— begin —

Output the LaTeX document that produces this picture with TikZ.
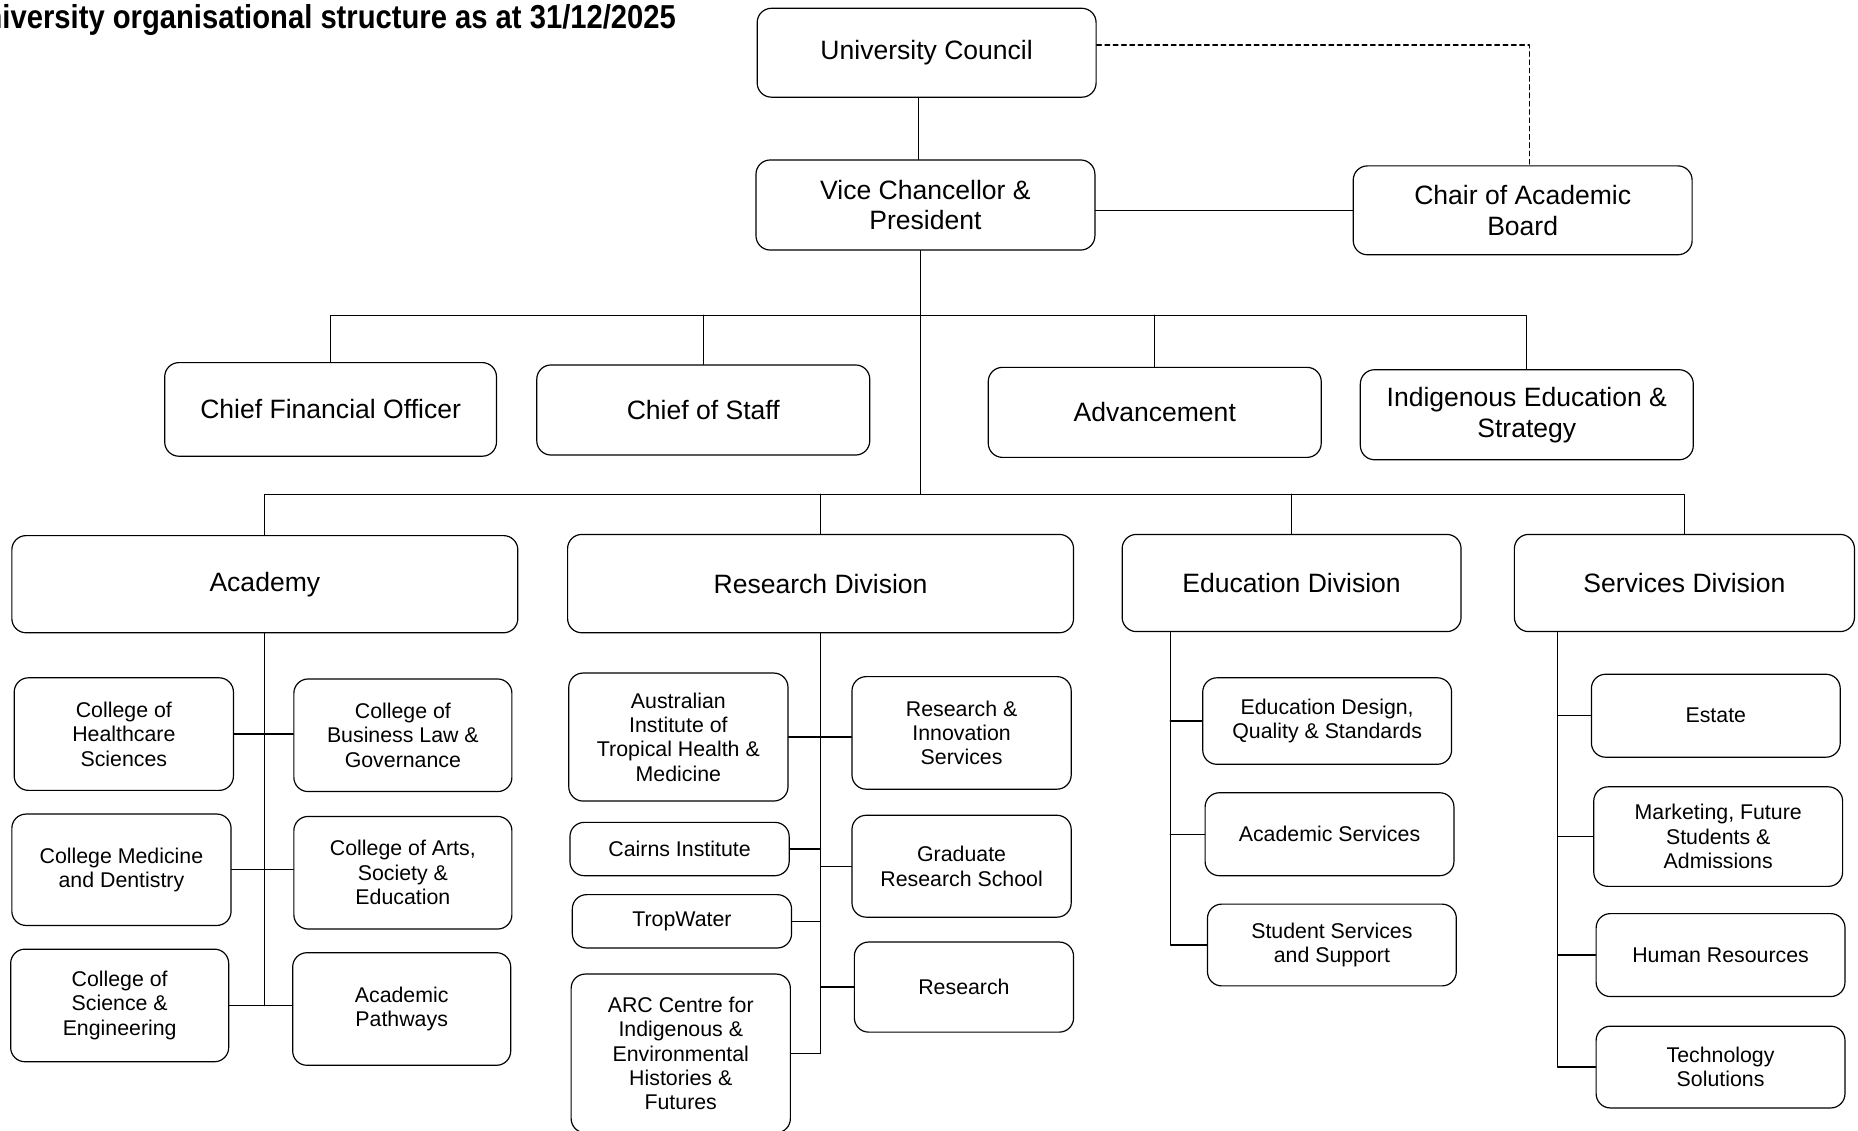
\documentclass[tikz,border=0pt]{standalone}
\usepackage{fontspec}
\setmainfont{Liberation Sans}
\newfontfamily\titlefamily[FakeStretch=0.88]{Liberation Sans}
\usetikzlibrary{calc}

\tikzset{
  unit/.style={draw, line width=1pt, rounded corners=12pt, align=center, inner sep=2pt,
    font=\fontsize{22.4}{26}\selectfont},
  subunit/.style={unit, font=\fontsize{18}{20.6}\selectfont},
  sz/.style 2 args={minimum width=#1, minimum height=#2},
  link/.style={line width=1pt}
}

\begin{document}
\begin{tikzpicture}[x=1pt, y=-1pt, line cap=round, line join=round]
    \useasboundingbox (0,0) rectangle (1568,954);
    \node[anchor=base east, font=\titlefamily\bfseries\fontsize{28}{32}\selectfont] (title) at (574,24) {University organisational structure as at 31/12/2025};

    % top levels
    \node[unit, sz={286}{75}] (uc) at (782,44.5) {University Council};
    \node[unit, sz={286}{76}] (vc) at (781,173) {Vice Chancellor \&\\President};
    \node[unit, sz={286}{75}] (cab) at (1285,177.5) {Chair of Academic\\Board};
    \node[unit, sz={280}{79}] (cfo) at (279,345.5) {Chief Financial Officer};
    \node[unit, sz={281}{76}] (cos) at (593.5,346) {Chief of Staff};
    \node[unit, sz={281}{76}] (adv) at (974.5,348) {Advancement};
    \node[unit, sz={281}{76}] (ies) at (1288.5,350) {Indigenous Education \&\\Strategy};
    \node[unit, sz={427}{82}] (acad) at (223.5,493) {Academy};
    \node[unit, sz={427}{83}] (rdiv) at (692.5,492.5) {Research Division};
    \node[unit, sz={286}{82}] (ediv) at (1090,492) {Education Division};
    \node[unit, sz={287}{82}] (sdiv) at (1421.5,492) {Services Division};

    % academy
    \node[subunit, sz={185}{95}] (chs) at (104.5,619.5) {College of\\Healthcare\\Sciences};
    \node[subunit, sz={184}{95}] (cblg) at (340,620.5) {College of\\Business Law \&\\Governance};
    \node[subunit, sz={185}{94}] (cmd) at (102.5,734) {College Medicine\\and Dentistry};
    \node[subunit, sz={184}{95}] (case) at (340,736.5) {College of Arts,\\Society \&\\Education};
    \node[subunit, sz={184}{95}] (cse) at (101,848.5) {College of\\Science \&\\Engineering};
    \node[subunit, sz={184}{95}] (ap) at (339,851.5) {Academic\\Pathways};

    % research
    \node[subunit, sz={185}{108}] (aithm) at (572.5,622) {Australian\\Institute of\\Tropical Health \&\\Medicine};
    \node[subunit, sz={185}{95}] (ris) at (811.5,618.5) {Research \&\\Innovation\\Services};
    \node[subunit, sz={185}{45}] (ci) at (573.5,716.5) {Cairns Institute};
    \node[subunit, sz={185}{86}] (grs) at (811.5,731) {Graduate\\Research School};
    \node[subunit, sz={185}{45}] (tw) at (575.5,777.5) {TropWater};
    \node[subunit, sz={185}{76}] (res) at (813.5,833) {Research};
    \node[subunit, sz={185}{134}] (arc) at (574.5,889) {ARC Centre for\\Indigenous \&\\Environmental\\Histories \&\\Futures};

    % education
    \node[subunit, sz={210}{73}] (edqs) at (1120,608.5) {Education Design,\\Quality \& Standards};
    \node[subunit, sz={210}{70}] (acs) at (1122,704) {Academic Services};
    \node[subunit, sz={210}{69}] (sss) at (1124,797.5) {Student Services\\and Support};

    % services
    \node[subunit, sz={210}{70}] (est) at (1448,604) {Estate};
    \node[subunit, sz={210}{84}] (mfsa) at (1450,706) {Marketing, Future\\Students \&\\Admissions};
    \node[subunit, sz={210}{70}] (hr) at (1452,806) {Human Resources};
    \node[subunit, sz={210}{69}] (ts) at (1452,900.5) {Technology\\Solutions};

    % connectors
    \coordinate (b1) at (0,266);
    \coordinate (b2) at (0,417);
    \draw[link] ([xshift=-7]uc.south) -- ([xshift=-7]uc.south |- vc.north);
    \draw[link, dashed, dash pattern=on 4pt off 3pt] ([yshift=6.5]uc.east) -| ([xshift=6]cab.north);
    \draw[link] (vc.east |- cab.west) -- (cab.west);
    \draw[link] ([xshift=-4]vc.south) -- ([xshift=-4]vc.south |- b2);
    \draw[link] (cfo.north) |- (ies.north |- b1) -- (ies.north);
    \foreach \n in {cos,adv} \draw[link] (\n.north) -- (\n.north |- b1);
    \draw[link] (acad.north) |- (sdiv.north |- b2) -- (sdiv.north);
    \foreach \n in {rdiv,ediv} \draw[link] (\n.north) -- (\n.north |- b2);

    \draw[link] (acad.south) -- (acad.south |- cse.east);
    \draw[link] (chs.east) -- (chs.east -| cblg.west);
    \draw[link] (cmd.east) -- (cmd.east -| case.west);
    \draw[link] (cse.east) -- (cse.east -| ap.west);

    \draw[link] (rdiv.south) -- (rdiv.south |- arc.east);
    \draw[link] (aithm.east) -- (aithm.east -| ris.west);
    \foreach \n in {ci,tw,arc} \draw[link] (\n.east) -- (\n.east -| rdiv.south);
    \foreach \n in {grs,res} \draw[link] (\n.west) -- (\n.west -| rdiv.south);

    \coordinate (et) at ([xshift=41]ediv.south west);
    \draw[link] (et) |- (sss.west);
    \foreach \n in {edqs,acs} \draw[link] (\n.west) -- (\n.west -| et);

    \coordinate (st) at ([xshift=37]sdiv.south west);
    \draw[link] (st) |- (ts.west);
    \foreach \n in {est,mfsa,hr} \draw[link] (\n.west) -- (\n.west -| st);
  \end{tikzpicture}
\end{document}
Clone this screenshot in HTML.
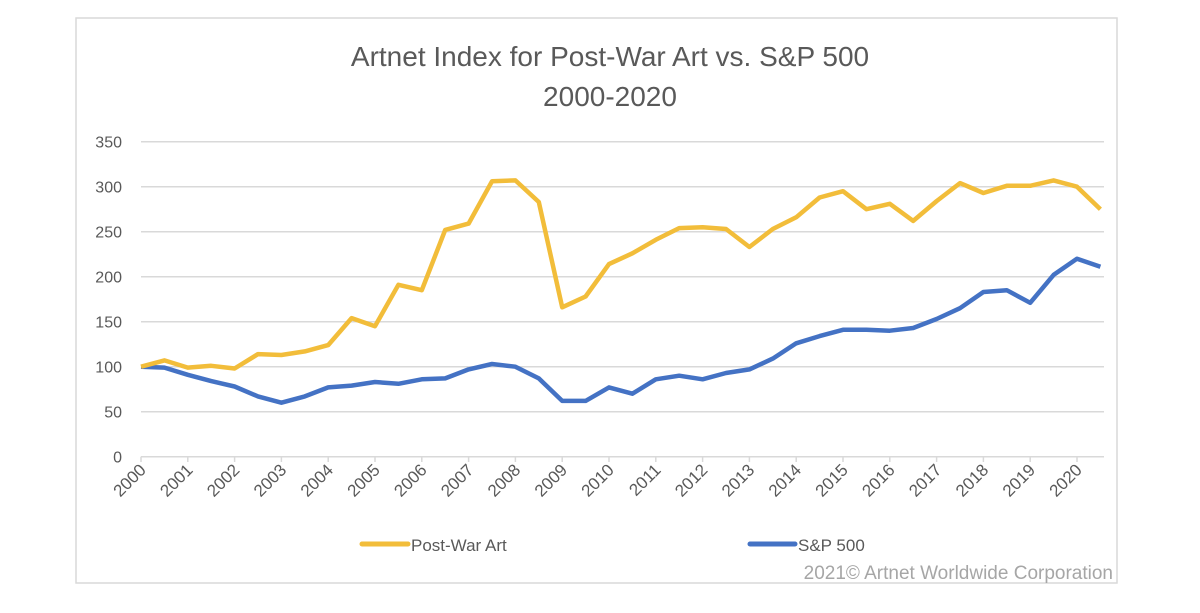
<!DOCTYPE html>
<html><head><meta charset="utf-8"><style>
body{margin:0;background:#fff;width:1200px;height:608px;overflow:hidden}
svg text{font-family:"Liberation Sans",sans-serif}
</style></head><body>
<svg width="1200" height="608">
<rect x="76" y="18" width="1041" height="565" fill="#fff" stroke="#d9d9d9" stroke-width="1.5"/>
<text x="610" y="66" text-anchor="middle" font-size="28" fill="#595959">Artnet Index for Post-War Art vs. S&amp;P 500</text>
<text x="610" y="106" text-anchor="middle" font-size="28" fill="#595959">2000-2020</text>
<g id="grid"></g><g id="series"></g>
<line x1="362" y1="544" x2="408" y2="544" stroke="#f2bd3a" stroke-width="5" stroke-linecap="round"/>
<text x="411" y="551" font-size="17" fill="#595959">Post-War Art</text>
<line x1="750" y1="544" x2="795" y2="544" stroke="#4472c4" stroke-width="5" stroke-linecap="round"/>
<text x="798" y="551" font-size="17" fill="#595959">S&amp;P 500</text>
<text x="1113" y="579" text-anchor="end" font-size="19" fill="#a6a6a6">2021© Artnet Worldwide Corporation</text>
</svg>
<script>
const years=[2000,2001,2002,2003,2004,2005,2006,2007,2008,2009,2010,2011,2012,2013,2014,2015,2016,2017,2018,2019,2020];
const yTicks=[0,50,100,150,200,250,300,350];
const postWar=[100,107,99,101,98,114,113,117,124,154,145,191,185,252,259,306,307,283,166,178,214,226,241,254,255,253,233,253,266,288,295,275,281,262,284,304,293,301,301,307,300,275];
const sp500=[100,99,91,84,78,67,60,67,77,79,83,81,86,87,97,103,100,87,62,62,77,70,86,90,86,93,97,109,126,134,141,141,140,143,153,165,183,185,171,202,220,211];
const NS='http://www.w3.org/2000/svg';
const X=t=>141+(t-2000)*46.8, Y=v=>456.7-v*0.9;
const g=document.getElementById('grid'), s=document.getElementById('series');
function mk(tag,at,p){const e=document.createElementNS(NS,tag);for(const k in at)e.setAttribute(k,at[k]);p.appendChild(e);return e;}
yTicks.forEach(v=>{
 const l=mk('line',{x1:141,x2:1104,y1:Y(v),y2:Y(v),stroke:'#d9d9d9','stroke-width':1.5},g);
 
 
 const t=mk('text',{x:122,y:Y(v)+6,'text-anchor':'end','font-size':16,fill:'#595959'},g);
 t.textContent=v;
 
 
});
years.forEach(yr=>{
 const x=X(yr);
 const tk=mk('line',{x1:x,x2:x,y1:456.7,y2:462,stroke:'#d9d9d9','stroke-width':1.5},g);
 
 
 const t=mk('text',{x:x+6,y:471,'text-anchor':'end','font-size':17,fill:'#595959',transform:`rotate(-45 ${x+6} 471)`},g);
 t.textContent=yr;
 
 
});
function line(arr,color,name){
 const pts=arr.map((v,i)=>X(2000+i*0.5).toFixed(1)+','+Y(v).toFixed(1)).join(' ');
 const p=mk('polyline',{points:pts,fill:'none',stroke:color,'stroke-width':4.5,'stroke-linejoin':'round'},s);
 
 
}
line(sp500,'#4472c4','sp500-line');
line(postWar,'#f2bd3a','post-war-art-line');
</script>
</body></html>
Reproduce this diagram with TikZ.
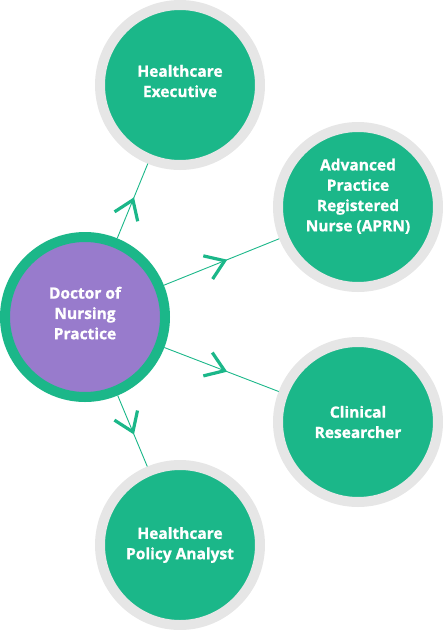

— end —

### EXERCISE PROMPT
Search the records above for the string "with". Copy every line that contains it.

### REPLY
Output the LaTeX document that produces this picture with TikZ.
Reproduce this diagram with TikZ.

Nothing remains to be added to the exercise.